'''

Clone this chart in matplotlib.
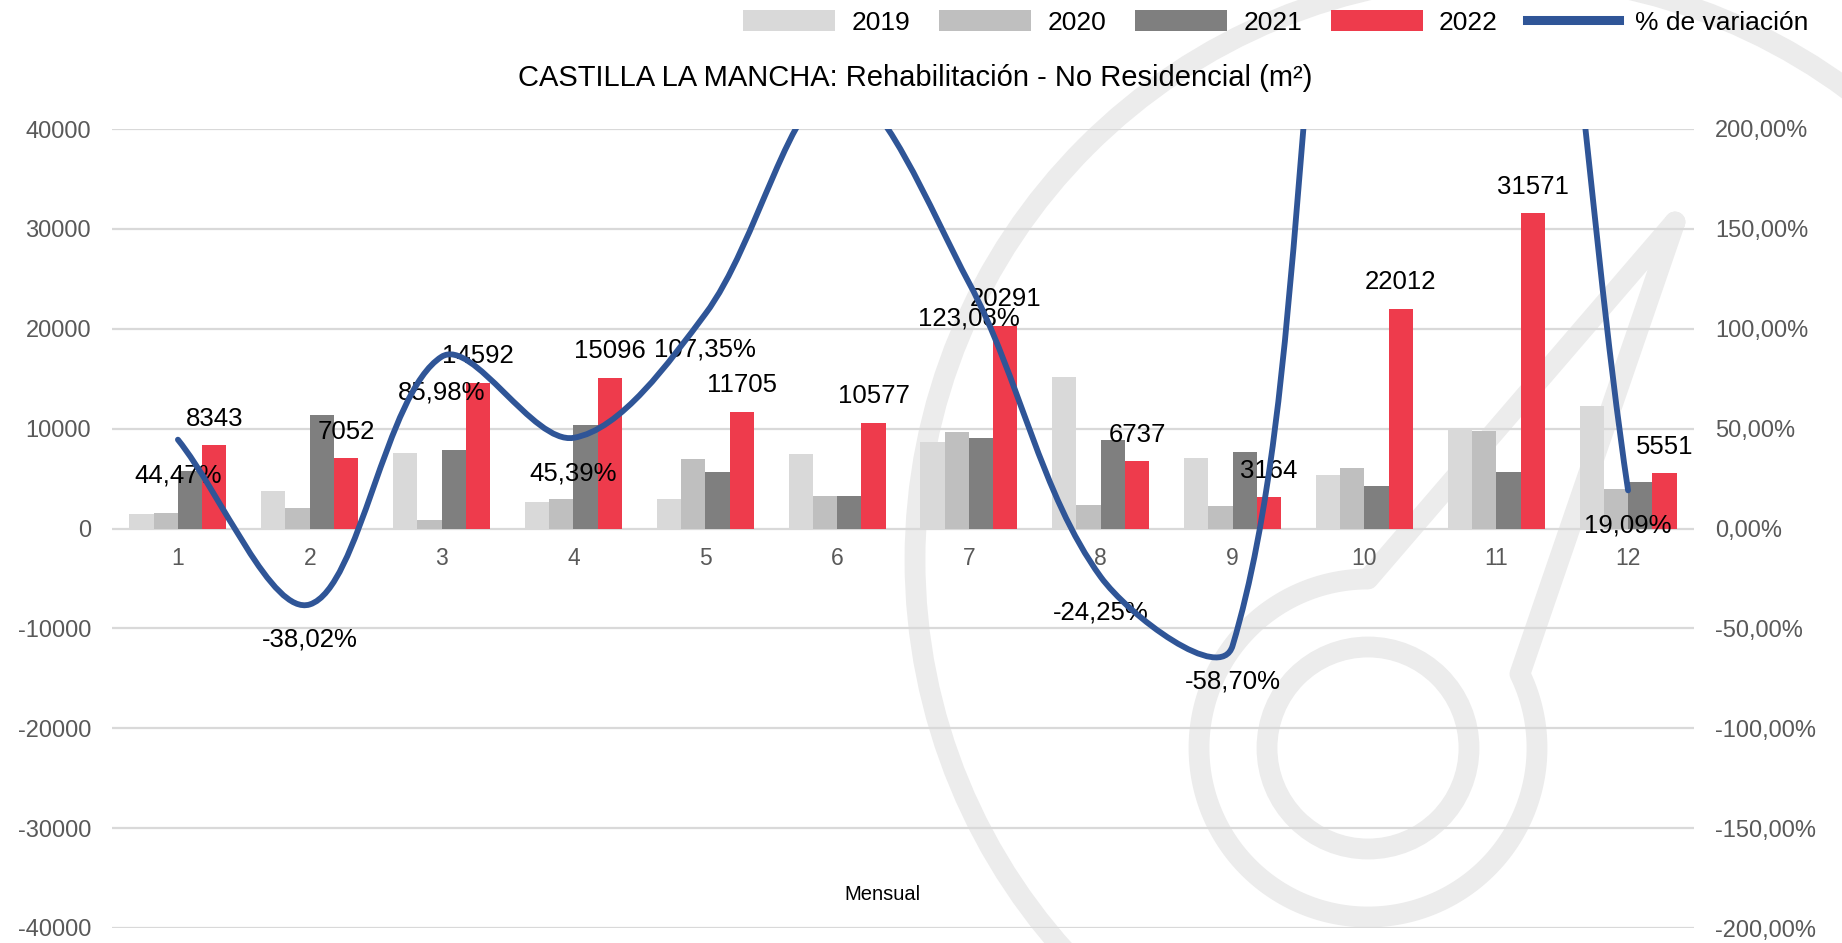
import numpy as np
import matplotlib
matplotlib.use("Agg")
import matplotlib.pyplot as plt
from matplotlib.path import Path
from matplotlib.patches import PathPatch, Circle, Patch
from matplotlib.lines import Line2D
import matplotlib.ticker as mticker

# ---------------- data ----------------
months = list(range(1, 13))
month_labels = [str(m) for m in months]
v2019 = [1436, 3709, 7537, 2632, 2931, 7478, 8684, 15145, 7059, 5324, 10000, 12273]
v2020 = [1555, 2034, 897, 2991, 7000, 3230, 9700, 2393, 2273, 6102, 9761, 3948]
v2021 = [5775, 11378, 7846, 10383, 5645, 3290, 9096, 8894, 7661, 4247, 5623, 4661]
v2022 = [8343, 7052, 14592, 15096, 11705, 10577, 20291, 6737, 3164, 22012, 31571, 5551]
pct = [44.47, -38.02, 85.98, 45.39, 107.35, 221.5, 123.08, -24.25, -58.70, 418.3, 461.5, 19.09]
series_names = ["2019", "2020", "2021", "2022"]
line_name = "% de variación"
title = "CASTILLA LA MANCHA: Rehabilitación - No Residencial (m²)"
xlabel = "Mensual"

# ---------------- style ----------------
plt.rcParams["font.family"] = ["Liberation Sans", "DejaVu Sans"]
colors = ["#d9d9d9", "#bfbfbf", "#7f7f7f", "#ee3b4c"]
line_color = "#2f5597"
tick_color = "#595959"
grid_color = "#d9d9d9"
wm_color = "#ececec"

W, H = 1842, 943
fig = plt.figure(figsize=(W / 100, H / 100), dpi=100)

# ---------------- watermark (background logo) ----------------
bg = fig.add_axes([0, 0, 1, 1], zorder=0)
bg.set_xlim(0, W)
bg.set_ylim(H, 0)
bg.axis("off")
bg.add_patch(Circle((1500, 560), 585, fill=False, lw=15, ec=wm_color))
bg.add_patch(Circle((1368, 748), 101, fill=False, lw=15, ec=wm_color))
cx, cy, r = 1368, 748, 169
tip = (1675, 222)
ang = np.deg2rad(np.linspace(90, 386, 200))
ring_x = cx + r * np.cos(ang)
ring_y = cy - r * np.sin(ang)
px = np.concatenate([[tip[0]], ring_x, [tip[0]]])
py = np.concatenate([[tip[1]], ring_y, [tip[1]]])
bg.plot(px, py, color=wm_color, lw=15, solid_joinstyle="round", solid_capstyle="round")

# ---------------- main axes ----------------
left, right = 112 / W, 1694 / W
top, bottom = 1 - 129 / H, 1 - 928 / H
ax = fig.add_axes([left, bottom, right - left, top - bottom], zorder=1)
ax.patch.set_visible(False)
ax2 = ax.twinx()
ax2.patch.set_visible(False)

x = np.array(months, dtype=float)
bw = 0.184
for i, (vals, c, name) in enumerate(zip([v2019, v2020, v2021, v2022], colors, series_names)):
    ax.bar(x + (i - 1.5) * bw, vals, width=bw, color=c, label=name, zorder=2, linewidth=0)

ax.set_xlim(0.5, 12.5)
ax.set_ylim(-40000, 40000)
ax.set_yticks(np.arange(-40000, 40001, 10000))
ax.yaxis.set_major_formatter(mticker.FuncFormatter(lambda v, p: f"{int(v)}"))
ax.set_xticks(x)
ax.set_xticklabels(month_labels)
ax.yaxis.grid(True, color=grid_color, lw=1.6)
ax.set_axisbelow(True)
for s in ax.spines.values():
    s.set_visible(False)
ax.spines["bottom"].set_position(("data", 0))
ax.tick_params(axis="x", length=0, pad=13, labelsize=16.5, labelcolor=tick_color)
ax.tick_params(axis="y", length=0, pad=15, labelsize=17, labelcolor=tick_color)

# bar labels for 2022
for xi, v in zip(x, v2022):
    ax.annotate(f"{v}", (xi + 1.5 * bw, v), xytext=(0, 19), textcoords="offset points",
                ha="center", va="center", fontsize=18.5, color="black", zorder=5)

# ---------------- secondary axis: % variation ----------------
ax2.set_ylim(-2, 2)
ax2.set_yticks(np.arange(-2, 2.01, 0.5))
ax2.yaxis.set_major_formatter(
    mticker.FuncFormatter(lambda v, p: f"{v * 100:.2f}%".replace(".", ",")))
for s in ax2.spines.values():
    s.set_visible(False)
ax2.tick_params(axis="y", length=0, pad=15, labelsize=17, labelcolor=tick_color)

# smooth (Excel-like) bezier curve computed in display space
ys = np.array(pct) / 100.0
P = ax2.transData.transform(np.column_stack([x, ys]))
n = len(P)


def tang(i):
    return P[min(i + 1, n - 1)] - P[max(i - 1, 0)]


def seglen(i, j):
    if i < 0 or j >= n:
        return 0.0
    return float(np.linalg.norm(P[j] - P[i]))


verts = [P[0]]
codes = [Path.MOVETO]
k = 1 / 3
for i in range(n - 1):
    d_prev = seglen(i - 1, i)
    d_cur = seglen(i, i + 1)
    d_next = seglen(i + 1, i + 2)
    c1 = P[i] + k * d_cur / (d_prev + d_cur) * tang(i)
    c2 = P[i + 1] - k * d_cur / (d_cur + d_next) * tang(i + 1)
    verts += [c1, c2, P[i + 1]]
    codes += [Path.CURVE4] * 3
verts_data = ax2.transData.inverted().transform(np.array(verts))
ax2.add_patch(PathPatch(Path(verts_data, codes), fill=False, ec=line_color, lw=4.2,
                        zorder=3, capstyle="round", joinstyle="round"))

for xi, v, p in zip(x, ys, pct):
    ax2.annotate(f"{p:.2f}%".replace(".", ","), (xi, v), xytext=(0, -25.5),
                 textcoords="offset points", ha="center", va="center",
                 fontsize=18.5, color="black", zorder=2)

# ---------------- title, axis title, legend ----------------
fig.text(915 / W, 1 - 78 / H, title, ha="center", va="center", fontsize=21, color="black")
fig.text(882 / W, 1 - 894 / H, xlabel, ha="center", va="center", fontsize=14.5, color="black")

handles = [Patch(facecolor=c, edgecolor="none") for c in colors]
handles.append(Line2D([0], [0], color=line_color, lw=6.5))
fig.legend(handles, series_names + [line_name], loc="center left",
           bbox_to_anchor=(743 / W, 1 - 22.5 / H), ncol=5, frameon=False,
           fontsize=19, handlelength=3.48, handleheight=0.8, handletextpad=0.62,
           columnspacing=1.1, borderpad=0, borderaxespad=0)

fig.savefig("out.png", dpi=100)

'''

EXERCISE PROMPT |
Repeat the lines of the listing above verbatim, beginning at its first line and ending at the line containing "import matplotlib.ticker as mticker", which is included. Omit pictures.

RESULT OF THIS TASK |
Clone this chart in matplotlib.
import numpy as np
import matplotlib
matplotlib.use("Agg")
import matplotlib.pyplot as plt
from matplotlib.path import Path
from matplotlib.patches import PathPatch, Circle, Patch
from matplotlib.lines import Line2D
import matplotlib.ticker as mticker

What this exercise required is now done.